**SUPPLIED ENTRIES**
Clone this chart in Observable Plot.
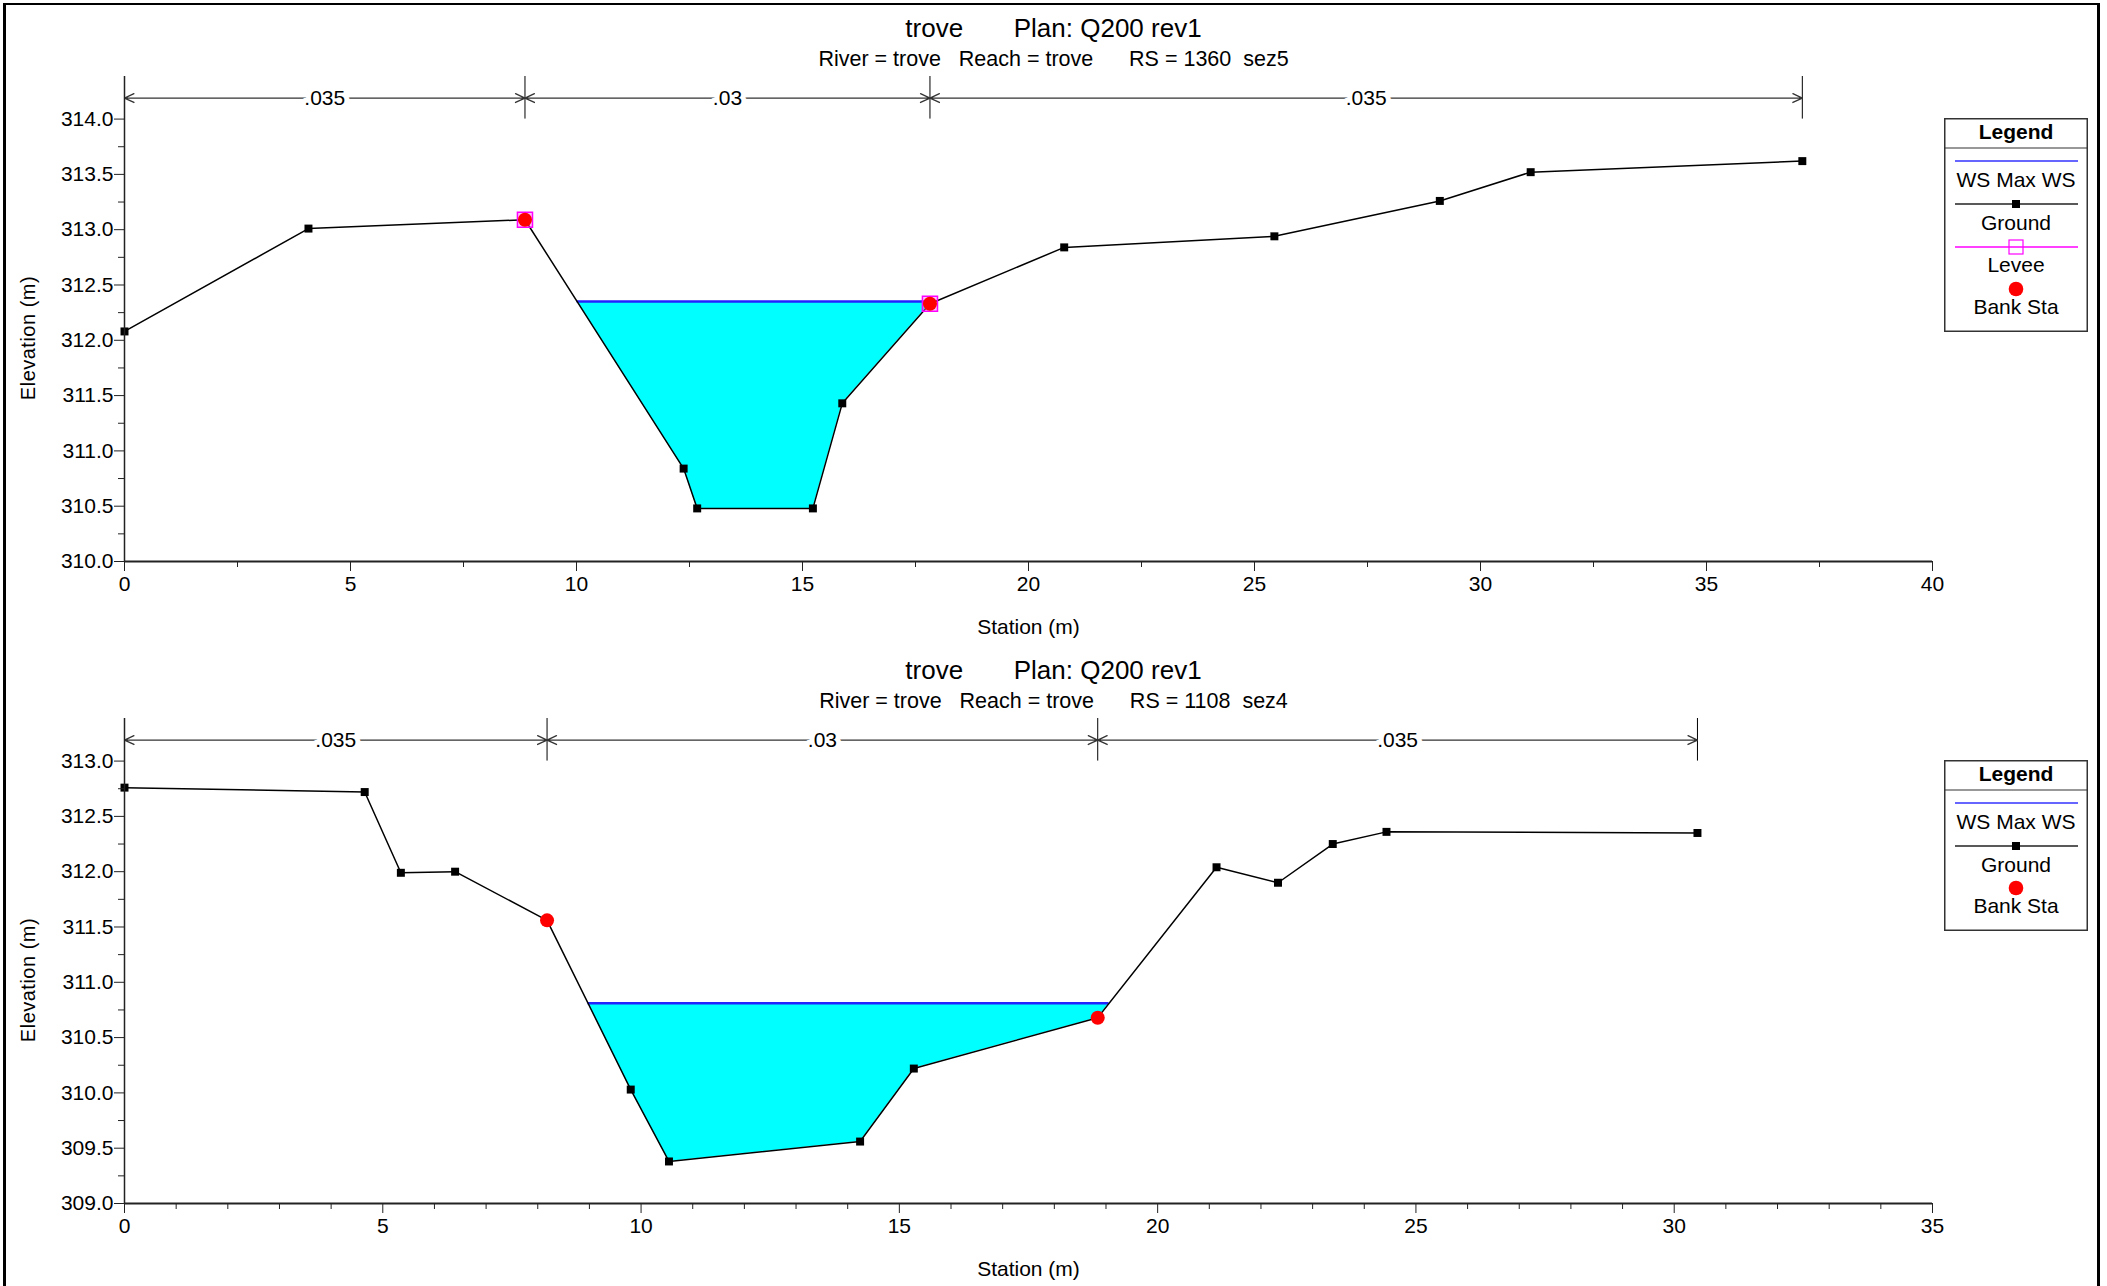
<!DOCTYPE html>
<html><head><meta charset="utf-8">
<script src="https://cdn.jsdelivr.net/npm/d3@7"></script>
<script src="https://cdn.jsdelivr.net/npm/@observablehq/plot@0.6"></script>
<style>
body{margin:0;background:#fff;font-family:"Liberation Sans",Arial,sans-serif;}
#root{position:relative;width:2107px;height:1286px;overflow:hidden;background:#fff;}
#frame{position:absolute;left:3px;top:3px;width:2097px;height:1400px;border:3px solid #000;border-top-width:2px;box-sizing:border-box;}
.title{position:absolute;left:0;width:2107px;text-align:center;white-space:pre;font-size:26px;line-height:26px;color:#000;}
.sub{position:absolute;left:0;width:2107px;text-align:center;white-space:pre;font-size:21.5px;line-height:21.5px;color:#000;}
.ylab{position:absolute;left:28px;white-space:pre;font-size:20px;line-height:20px;letter-spacing:0.5px;color:#000;transform:translate(-50%,-50%) rotate(-90deg);}
.plotwrap{position:absolute;left:0;}
.legend{position:absolute;}
</style>
</head><body>
<div id="root"><div id="frame"></div></div>
<script>
// ---------- data: upper section (RS 1360 sez5) ----------
const stationA = [0, 4.07, 8.86, 12.37, 12.67, 15.23, 15.88, 17.82, 20.79, 25.44, 29.10, 31.11, 37.12];
const elevA    = [312.08, 313.01, 313.09, 310.84, 310.48, 310.48, 311.43, 312.33, 312.84, 312.94, 313.26, 313.52, 313.62];
const bankA    = [8.86, 17.82];
const leveeA   = [8.86, 17.82];
const wsA      = 312.35;
const nValA    = [".035", ".03", ".035"];
const nBoundA  = [0, 8.86, 17.82, 37.12];
const xTickA   = [0, 5, 10, 15, 20, 25, 30, 35, 40];
const xMinorA  = [2.5, 7.5, 12.5, 17.5, 22.5, 27.5, 32.5, 37.5];
const yTickA   = [310.0, 310.5, 311.0, 311.5, 312.0, 312.5, 313.0, 313.5, 314.0];
const yMinorA  = [310.25, 310.75, 311.25, 311.75, 312.25, 312.75, 313.25, 313.75];

// ---------- data: lower section (RS 1108 sez4) ----------
const stationB = [0, 4.65, 5.35, 6.40, 8.18, 9.80, 10.54, 14.24, 15.28, 18.84, 21.14, 22.33, 23.39, 24.43, 30.45];
const elevB    = [312.76, 312.72, 311.99, 312.00, 311.56, 310.03, 309.38, 309.56, 310.22, 310.68, 312.04, 311.90, 312.25, 312.36, 312.35];
const bankB    = [8.18, 18.84];
const leveeB   = [];
const wsB      = 310.81;
const nValB    = [".035", ".03", ".035"];
const nBoundB  = [0, 8.18, 18.84, 30.45];
const xTickB   = [0, 5, 10, 15, 20, 25, 30, 35];
const xMinorB  = [1,2,3,4,6,7,8,9,11,12,13,14,16,17,18,19,21,22,23,24,26,27,28,29,31,32,33,34];
const yTickB   = [309.0, 309.5, 310.0, 310.5, 311.0, 311.5, 312.0, 312.5, 313.0];
const yMinorB  = [309.25, 309.75, 310.25, 310.75, 311.25, 311.75, 312.25, 312.75];

const titleText = "trove       Plan: Q200 rev1";
const subA = "River = trove   Reach = trove      RS = 1360  sez5";
const subB = "River = trove   Reach = trove      RS = 1108  sez4";
const yLabel = "Elevation (m)";
const xLabel = "Station (m)";

const FONT = "Liberation Sans, Arial, Helvetica, sans-serif";

function wetRegion(xs, ys, ws) {
  const i0 = d3.minIndex(ys);
  let l = i0; while (l > 0 && ys[l-1] < ws) l--;
  let r = i0; while (r < ys.length-1 && ys[r+1] < ws) r++;
  const cross = (a, b) => xs[a] + (ws - ys[a]) * (xs[b]-xs[a]) / (ys[b]-ys[a]);
  const pts = [{x: cross(l-1, l), g: ws, ws}];
  for (let i = l; i <= r; i++) pts.push({x: xs[i], g: ys[i], ws});
  pts.push({x: cross(r, r+1), g: ws, ws});
  return pts;
}

function makePanel(o) {
  const yMin = o.yTicks[0], yMax = o.yTicks[o.yTicks.length-1];
  const yTop = yMax + 0.385, bracketY = yMax + 0.19;
  const xMax = o.xTicks[o.xTicks.length-1];
  const ground = o.xs.map((x, i) => ({x, y: o.ys[i]}));
  const findY = s => o.ys[o.xs.indexOf(s)];
  const banks = o.banks.map(x => ({x, y: findY(x)}));
  const levees = o.levees.map(x => ({x, y: findY(x)}));
  const wet = wetRegion(o.xs, o.ys, o.ws);
  const wsLine = [{x1: wet[0].x, x2: wet[wet.length-1].x, y: o.ws}];
  const arrows = [], labels = [];
  for (let i = 0; i < o.nVals.length; i++) {
    const a = o.nBounds[i], b = o.nBounds[i+1], m = (a+b)/2;
    arrows.push({x1: m, x2: a}, {x1: m, x2: b});
    labels.push({x: m, text: o.nVals[i]});
  }
  return Plot.plot({
    width: 2107, height: 575,
    marginLeft: 124, marginRight: 175, marginTop: 6, marginBottom: 84,
    x: {domain: [0, xMax]},
    y: {domain: [yMin, yTop]},
    style: {fontFamily: FONT, fontSize: "21px", color: "#000", background: "transparent", overflow: "visible"},
    marks: [
      Plot.areaY(wet, {x: "x", y1: "g", y2: "ws", fill: "#00ffff"}),
      Plot.ruleY(wsLine, {x1: "x1", x2: "x2", y: "y", stroke: "#2222ff", strokeWidth: 2.5}),
      Plot.lineY(ground, {x: "x", y: "y", stroke: "#000", strokeWidth: 1.5}),
      Plot.dot(ground, {x: "x", y: "y", symbol: "square", r: 4.5, fill: "#000", stroke: "none"}),
      Plot.dot(levees, {x: "x", y: "y", symbol: "square", r: 8.5, fill: "#ff66ff", fillOpacity: 0.4, stroke: "#ff00ff", strokeWidth: 1.5}),
      Plot.dot(banks, {x: "x", y: "y", r: 7, fill: "#ff0000", stroke: "none"}),
      // n-value bracket
      Plot.ruleX(o.nBounds, {x: d => d, y1: () => yMax, y2: () => yTop, stroke: "#000", strokeWidth: 1}),
      Plot.arrow(arrows, {x1: "x1", x2: "x2", y1: () => bracketY, y2: () => bracketY, stroke: "#333", strokeWidth: 1.3, headAngle: 50, headLength: 12}),
      Plot.text(labels, {x: "x", y: () => bracketY, text: "text", fill: "#000", stroke: "#fff", strokeWidth: 10, fontSize: 21}),
      // axis lines
      Plot.ruleY([yMin], {y: d => d, x1: () => 0, x2: () => xMax, stroke: "#222", strokeWidth: 2}),
      Plot.ruleX([0], {x: d => d, y1: () => yMin, y2: () => yTop, stroke: "#222", strokeWidth: 1.5}),
      // axes
      Plot.axisX({ticks: o.xTicks, tickSize: 10, tickPadding: 5, tickFormat: d => String(d), label: xLabel, labelAnchor: "center", labelOffset: 72, labelArrow: "none", stroke: "#222"}),
      Plot.axisX({ticks: o.xMinor, tickSize: 6, tickFormat: () => "", label: null, stroke: "#222"}),
      Plot.axisY({ticks: o.yTicks, tickSize: 10, tickPadding: 1, tickFormat: d3.format(".1f"), label: null, stroke: "#222"}),
      Plot.axisY({ticks: o.yMinor, tickSize: 6, tickFormat: () => "", label: null, stroke: "#222"})
    ]
  });
}

function legendSVG(items) {
  const W = 144;
  let y = 30, body = "";
  const mid = W/2;
  for (const it of items) {
    if (it === "ws") {
      body += `<line x1="11" x2="134" y1="${y+13}" y2="${y+13}" stroke="#3333ff" stroke-width="1.5"/>`;
      body += `<text x="${mid}" y="${y+32}" dy="0.35em" text-anchor="middle">WS Max WS</text>`;
    } else if (it === "ground") {
      body += `<line x1="11" x2="134" y1="${y+13}" y2="${y+13}" stroke="#222" stroke-width="1.5"/>`;
      body += `<rect x="${mid-4}" y="${y+9}" width="8" height="8" fill="#000"/>`;
      body += `<text x="${mid}" y="${y+32}" dy="0.35em" text-anchor="middle">Ground</text>`;
    } else if (it === "levee") {
      body += `<line x1="11" x2="134" y1="${y+13}" y2="${y+13}" stroke="#ff00ff" stroke-width="1.5"/>`;
      body += `<rect x="${mid-7}" y="${y+6}" width="14" height="14" fill="none" stroke="#ff00ff" stroke-width="1.2"/>`;
      body += `<text x="${mid}" y="${y+31}" dy="0.35em" text-anchor="middle">Levee</text>`;
    } else if (it === "bank") {
      body += `<circle cx="${mid}" cy="${y+12}" r="7.3" fill="#ff0000"/>`;
      body += `<text x="${mid}" y="${y+30}" dy="0.35em" text-anchor="middle">Bank Sta</text>`;
    }
    y += 43;
  }
  const H = y + 12;
  return `<svg width="${W}" height="${H}" style="font-family:${FONT};font-size:21px;display:block">
    <rect x="0.75" y="0.75" width="${W-1.5}" height="${H-1.5}" fill="#fff" stroke="#333" stroke-width="1.5"/>
    <text x="${mid}" y="14" dy="0.35em" text-anchor="middle" font-weight="bold">Legend</text>
    <line x1="0" x2="${W}" y1="30" y2="30" stroke="#333" stroke-width="1.2"/>
    ${body}</svg>`;
}

const root = document.getElementById("root");
function addPanel(offset, sub, opts, legendItems) {
  const t = document.createElement("div"); t.className = "title"; t.style.top = (14.7 + offset) + "px"; t.textContent = titleText; root.appendChild(t);
  const s = document.createElement("div"); s.className = "sub"; s.style.top = (48.5 + offset) + "px"; s.textContent = sub; root.appendChild(s);
  const w = document.createElement("div"); w.className = "plotwrap"; w.style.top = (70 + offset) + "px";
  w.appendChild(makePanel(opts)); root.appendChild(w);
  const yl = document.createElement("div"); yl.className = "ylab"; yl.style.top = (338 + offset) + "px"; yl.textContent = yLabel; root.appendChild(yl);
  const l = document.createElement("div"); l.className = "legend"; l.style.left = "1944px"; l.style.top = (118 + offset) + "px";
  l.innerHTML = legendSVG(legendItems); root.appendChild(l);
}

addPanel(0, subA, {xs: stationA, ys: elevA, banks: bankA, levees: leveeA, ws: wsA, nVals: nValA, nBounds: nBoundA,
  xTicks: xTickA, xMinor: xMinorA, yTicks: yTickA, yMinor: yMinorA}, ["ws", "ground", "levee", "bank"]);
addPanel(642, subB, {xs: stationB, ys: elevB, banks: bankB, levees: leveeB, ws: wsB, nVals: nValB, nBounds: nBoundB,
  xTicks: xTickB, xMinor: xMinorB, yTicks: yTickB, yMinor: yMinorB}, ["ws", "ground", "bank"]);
</script>
</body></html>
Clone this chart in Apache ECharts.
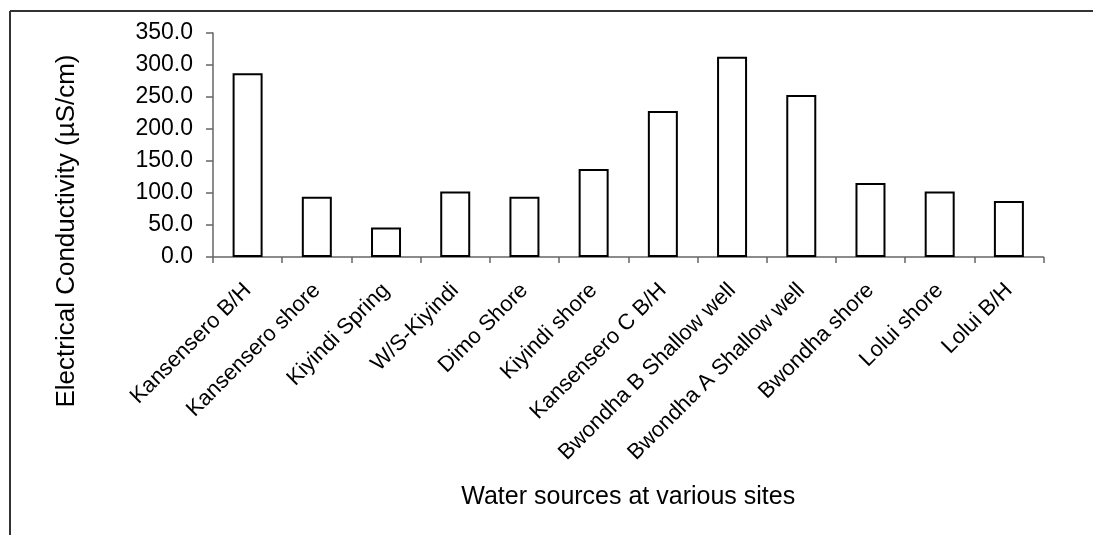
<!DOCTYPE html>
<html>
<head>
<meta charset="utf-8">
<script src="https://cdn.jsdelivr.net/npm/echarts@6/dist/echarts.min.js"></script>
<style>html,body{margin:0;padding:0;background:#fff;}#c{width:1093px;height:535px;}</style>
</head>
<body>
<div id="c"></div>
<script>
var categories = ['Kansensero B/H','Kansensero shore','Kiyindi Spring','W/S-Kiyindi','Dimo Shore','Kiyindi shore','Kansensero C B/H','Bwondha B Shallow well','Bwondha A Shallow well','Bwondha shore','Lolui shore','Lolui B/H'];
var conductivity = [287, 94, 46, 102.5, 94, 137.5, 228, 313, 253, 115.5, 102.5, 87.5];
var yTitle = 'Electrical Conductivity (µS/cm)';
var xTitle = 'Water sources at various sites';

var chart = echarts.init(document.getElementById('c'), null, {renderer: 'canvas'});
var font = 'Liberation Sans, Arial, sans-serif';
chart.setOption({
  animation: false,
  backgroundColor: '#fff',
  grid: {left: 213, right: 49.5, top: 33, bottom: 278, containLabel: false},
  xAxis: {
    type: 'category',
    data: categories,
    boundaryGap: true,
    name: xTitle,
    nameLocation: 'middle',
    nameGap: 228,
    nameTextStyle: {fontFamily: font, fontSize: 25, color: '#000'},
    axisLine: {lineStyle: {color: '#666', width: 1.5}},
    axisTick: {show: true, length: 6, inside: false, alignWithLabel: false, lineStyle: {color: '#666', width: 1.5}},
    axisLabel: {rotate: 45, interval: 0, margin: 30, fontFamily: font, fontSize: 22, color: '#000'},
    splitLine: {show: false}
  },
  yAxis: {
    type: 'value',
    min: 0, max: 350, interval: 50,
    name: yTitle,
    nameLocation: 'middle',
    nameGap: 133,
    nameTextStyle: {fontFamily: font, fontSize: 26, color: '#000', padding: [0, 172, 0, 0]},
    axisLine: {show: true, lineStyle: {color: '#666', width: 1.5}},
    axisTick: {show: true, length: 7, lineStyle: {color: '#666', width: 1.5}},
    axisLabel: {margin: 20, fontFamily: font, fontSize: 23, color: '#000', formatter: function (v) { return v.toFixed(1); }},
    splitLine: {show: false}
  },
  series: [{
    type: 'bar',
    data: conductivity,
    barWidth: 30,
    itemStyle: {color: '#fff', borderColor: '#000', borderWidth: 2}
  }],
  graphic: [
    {type: 'line', shape: {x1: 10, y1: 11, x2: 1093, y2: 11}, style: {stroke: '#333', lineWidth: 2}},
    {type: 'line', shape: {x1: 10, y1: 11, x2: 10, y2: 535}, style: {stroke: '#333', lineWidth: 2}}
  ]
});
</script>
</body>
</html>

**GIVEN EXERCISE**
Would you restate, exactly and with no pictures, the lines of the entries above from the one containing "Clone this chart in Apache ECharts." through the one containing "var xTitle = 'Water"?

**ANSWER TO THIS EXERCISE**
Clone this chart in Apache ECharts.
<!DOCTYPE html>
<html>
<head>
<meta charset="utf-8">
<script src="https://cdn.jsdelivr.net/npm/echarts@6/dist/echarts.min.js"></script>
<style>html,body{margin:0;padding:0;background:#fff;}#c{width:1093px;height:535px;}</style>
</head>
<body>
<div id="c"></div>
<script>
var categories = ['Kansensero B/H','Kansensero shore','Kiyindi Spring','W/S-Kiyindi','Dimo Shore','Kiyindi shore','Kansensero C B/H','Bwondha B Shallow well','Bwondha A Shallow well','Bwondha shore','Lolui shore','Lolui B/H'];
var conductivity = [287, 94, 46, 102.5, 94, 137.5, 228, 313, 253, 115.5, 102.5, 87.5];
var yTitle = 'Electrical Conductivity (µS/cm)';
var xTitle = 'Water sources at various sites';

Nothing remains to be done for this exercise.